Here is one possible algorithm for solving the problem. It is not the only way to do it, but it is relatively straightforward.

  1. Set up a hash with triples as keys and three-letter amino acid abbreviations as values. For now, let’s call this the “acid hash.”
  2. Set up a hash with three-letter abbreviations as keys and one-letter abbreviations as the values. Call this the “singles hash.” It will be advantageous to have an entry in this hash with a key of "***" and a value of "*"
  3. Read in a string of triples.
  4. While the string of triples is not empty, do the following:
    1. Set a variable named $one_letter_codes to ""
    2. Split the string into triples as described above.
    3. If the string has a complete set of triples, do the following; otherwise give an error message:
      • For each triple, look it up in the acid hash. If it doesn’t exist in the acid hash, then use "invalid sequence" as the value. This result is the “amino acid.”
      • Print the triple and the amino acid.
      • Look up the amino acid in the singles hash and find the corresponding single letter. If it doesn’t exist, use a "?" as the result.
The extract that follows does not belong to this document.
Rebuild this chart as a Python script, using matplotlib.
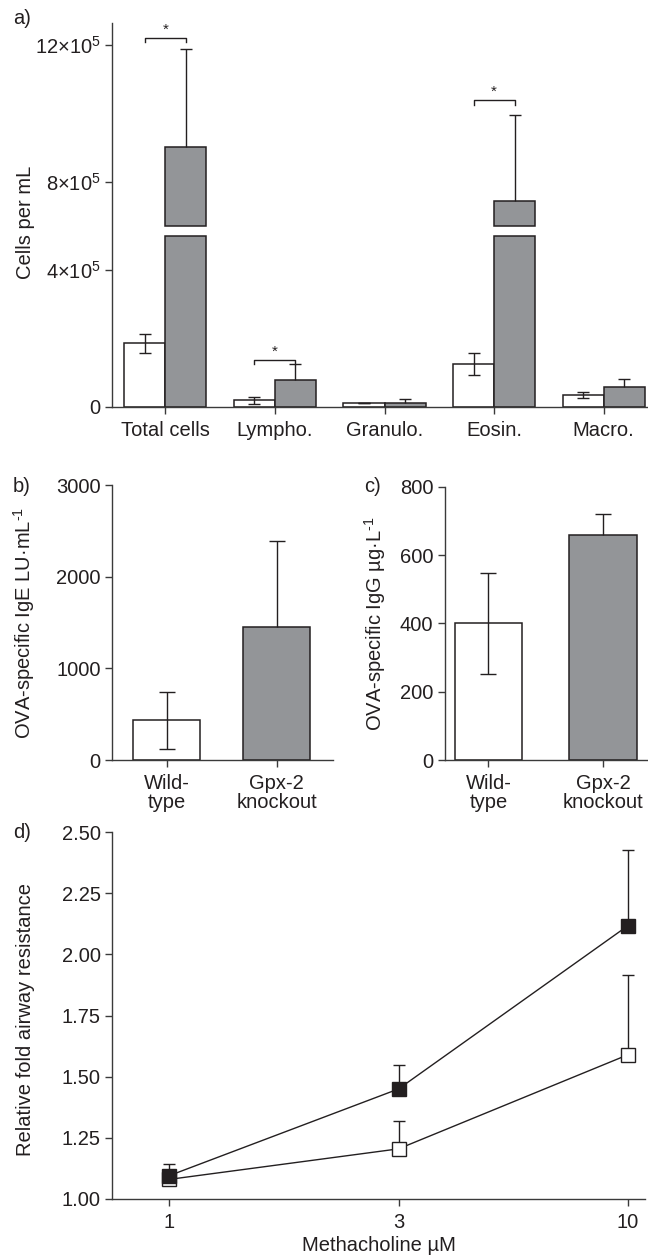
import numpy as np
import matplotlib
matplotlib.use("Agg")
import matplotlib.pyplot as plt

plt.rcParams['font.family'] = ['Liberation Sans', 'DejaVu Sans']
plt.rcParams['mathtext.fontset'] = 'custom'
plt.rcParams['mathtext.rm'] = 'Liberation Sans'
plt.rcParams['mathtext.it'] = 'Liberation Sans:italic'
plt.rcParams['mathtext.bf'] = 'Liberation Sans:bold'

#----- data -----
# a) BAL cell counts
cell_types = ['Total cells', 'Lympho.', 'Granulo.', 'Eosin.', 'Macro.']
wt_cells = [1.85e5, 0.19e5, 0.10e5, 1.25e5, 0.35e5]
wt_cells_err = [0.28e5, 0.10e5, 0.0, 0.33e5, 0.09e5]
ko_cells = [9.0e5, 0.78e5, 0.10e5, 7.43e5, 0.58e5]
ko_cells_err = [2.86e5, 0.47e5, 0.12e5, 2.51e5, 0.24e5]
# significance brackets: (category index, height)
sig_idx = [0, 1, 3]
sig_height = [12.2e5, 1.36e5, 10.37e5]

# b) and c)
groups = ['Wild-\ntype', 'Gpx-2\nknockout']
ige = [435, 1457]
ige_err = [310, 940]
igg = [400, 659]
igg_err = [148, 61]

# d) airway resistance
doses = ['1', '3', '10']
wt_res = [1.08, 1.205, 1.59]
wt_res_err = [0.03, 0.115, 0.328]
ko_res = [1.095, 1.45, 2.118]
ko_res_err = [0.047, 0.10, 0.31]

#----- styles -----
INK = '#231f20'
GREY = '#939598'
SPINE = '#3a3a3a'
FS = 14.5

# axis break for panel a
b1, b2, gap = 4.97e5, 6.72e5, 0.32e5
def fwd(y):
    return np.interp(y, [-1e12, b1, b2, 1e12], [-1e12, b1, b1 + gap, 1e12 - (b2 - b1 - gap)])
def inv(y):
    return np.interp(y, [-1e12, b1, b1 + gap, 1e12 - (b2 - b1 - gap)], [-1e12, b1, b2, 1e12])

def style(ax):
    for s in ['top', 'right']:
        ax.spines[s].set_visible(False)
    for s in ['left', 'bottom']:
        ax.spines[s].set_color(SPINE)
        ax.spines[s].set_linewidth(1.0)
    ax.tick_params(direction='out', length=4.8, width=1.0, color=SPINE,
                   labelsize=FS, labelcolor=INK, pad=3.5)
    ax.tick_params(axis='x', pad=5.5)

def err_up(ax, x, y, e, **kw):
    # error bar drawn upwards only, lower cap hidden
    eb = ax.errorbar(x, y, yerr=[np.zeros(len(e)), e], **kw)
    if eb[1]:
        eb[1][0].set_visible(False)
    return eb

EKW = dict(ecolor=INK, elinewidth=1.0, capthick=1.0)

fig = plt.figure(figsize=(6.48, 12.56), dpi=100)

#----- a) -----
ax = fig.add_axes([0.1733, 0.6762, 0.8252, 0.3057])
style(ax)
ax.set_yscale('function', functions=(fwd, inv))
w = 0.375
x = np.arange(len(cell_types))
ax.bar(x - w / 2, wt_cells, w, color='white', edgecolor=INK, linewidth=1.1, zorder=2)
ax.errorbar(x - w / 2, wt_cells, yerr=wt_cells_err, fmt='none', capsize=4.5,
            zorder=3, **EKW)
for xi, v in zip(x, ko_cells):
    ax.bar(xi + w / 2, min(v, b1), w, color=GREY, edgecolor=INK, linewidth=1.1, zorder=2)
    if v > b2:
        ax.bar(xi + w / 2, v - b2, w, bottom=b2, color=GREY, edgecolor=INK,
               linewidth=1.1, zorder=2)
err_up(ax, x + w / 2, ko_cells, ko_cells_err, fmt='none', capsize=4.5, zorder=3, **EKW)
for i, h in zip(sig_idx, sig_height):
    d = 0.12e5
    ax.plot([i - w / 2, i - w / 2, i + w / 2, i + w / 2], [h - d, h, h, h - d],
            color=INK, lw=1.0)
    ax.annotate('*', (i, h), xytext=(0, 1), textcoords='offset points',
                ha='center', va='bottom', fontsize=11, color=INK)
ax.set_ylim(0, 12.64e5)
ax.set_xlim(-0.484, 4.395)
ax.set_yticks([0, 4e5, 8e5, 12e5])
ax.set_yticklabels(['0', '4×10$^5$', '8×10$^5$', '12×10$^5$'])
ax.set_xticks(x)
ax.set_xticklabels(cell_types)
ax.set_ylabel('Cells per mL', fontsize=FS, color=INK)
ax.yaxis.set_label_coords(-0.163, 0.48)
ax.yaxis.label.set_va('center')

#----- b) -----
ax = fig.add_axes([0.1733, 0.3949, 0.3406, 0.2186])
style(ax)
wb = 0.61
xb = np.arange(len(groups))
ax.bar(xb, ige, wb, color=['white', GREY], edgecolor=INK, linewidth=1.1, zorder=2)
ax.errorbar(xb[:1], ige[:1], yerr=ige_err[:1], fmt='none', capsize=5.5, zorder=3, **EKW)
err_up(ax, xb[1:], ige[1:], ige_err[1:], fmt='none', capsize=5.5, zorder=3, **EKW)
ax.set_ylim(0, 3000)
ax.set_xlim(-0.495, 1.512)
ax.set_yticks([0, 1000, 2000, 3000])
ax.set_xticks(xb)
ax.set_xticklabels(groups, linespacing=0.95)
ax.set_ylabel(r'OVA-specific IgE LU·mL$^{\text{-1}}$', fontsize=FS, color=INK)
ax.yaxis.set_label_coords(-0.40, 0.5)
ax.yaxis.label.set_va('center')

#----- c) -----
ax = fig.add_axes([0.6867, 0.3949, 0.3125, 0.2176])
style(ax)
wc = 0.59
ax.bar(xb, igg, wc, color=['white', GREY], edgecolor=INK, linewidth=1.1, zorder=2)
ax.errorbar(xb[:1], igg[:1], yerr=igg_err[:1], fmt='none', capsize=5.5, zorder=3, **EKW)
err_up(ax, xb[1:], igg[1:], igg_err[1:], fmt='none', capsize=5.5, zorder=3, **EKW)
ax.set_ylim(0, 800)
ax.set_xlim(-0.379, 1.389)
ax.set_yticks([0, 200, 400, 600, 800])
ax.set_xticks(xb)
ax.set_xticklabels(groups, linespacing=0.95)
ax.set_ylabel(r'OVA-specific IgG µg·L$^{\text{-1}}$', fontsize=FS, color=INK)
ax.yaxis.set_label_coords(-0.343, 0.5)
ax.yaxis.label.set_va('center')

#----- d) -----
ax = fig.add_axes([0.1733, 0.0454, 0.8221, 0.2920])
style(ax)
xd = np.arange(len(doses))
err_up(ax, xd, wt_res, wt_res_err, fmt='s-', color=INK, mfc='white', mec=INK,
       ms=9.5, mew=1.0, lw=1.0, capsize=4.5, zorder=3, **EKW)
err_up(ax, xd, ko_res, ko_res_err, fmt='s-', color=INK, mfc=INK, mec=INK,
       ms=9.5, mew=1.0, lw=1.0, capsize=4.5, zorder=4, **EKW)
ax.set_ylim(1.0, 2.5)
ax.set_xlim(-0.247, 2.074)
yt = [1.0, 1.25, 1.5, 1.75, 2.0, 2.25, 2.5]
ax.set_yticks(yt)
ax.set_yticklabels(['%.2f' % t for t in yt])
ax.set_xticks(xd)
ax.set_xticklabels(doses)
ax.set_xlabel('Methacholine µM', fontsize=FS, color=INK, labelpad=3)
ax.set_ylabel('Relative fold airway resistance', fontsize=FS, color=INK)
ax.yaxis.set_label_coords(-0.163, 0.49)
ax.yaxis.label.set_va('center')

#----- panel letters -----
fig.text(13 / 648, 1 - 18 / 1256, 'a)', fontsize=FS, color=INK, va='center')
fig.text(13 / 648, 1 - 487 / 1256, 'b)', fontsize=FS, color=INK, va='center')
fig.text(364 / 648, 1 - 487 / 1256, 'c)', fontsize=FS, color=INK, va='center')
fig.text(13 / 648, 1 - 832 / 1256, 'd)', fontsize=FS, color=INK, va='center')

fig.savefig('out.png', dpi=100)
Call this result the “abbreviation.”
      • Concatenate the abbreviation to the $one_letter_codes variable.
      • After you have finished going through all the triples, print out whatever is in $one_letter-codes.
    4. Read in another string of triples

Program Requirements

When You Finish

Name the file lastname_firstname_dna.pl and upload it.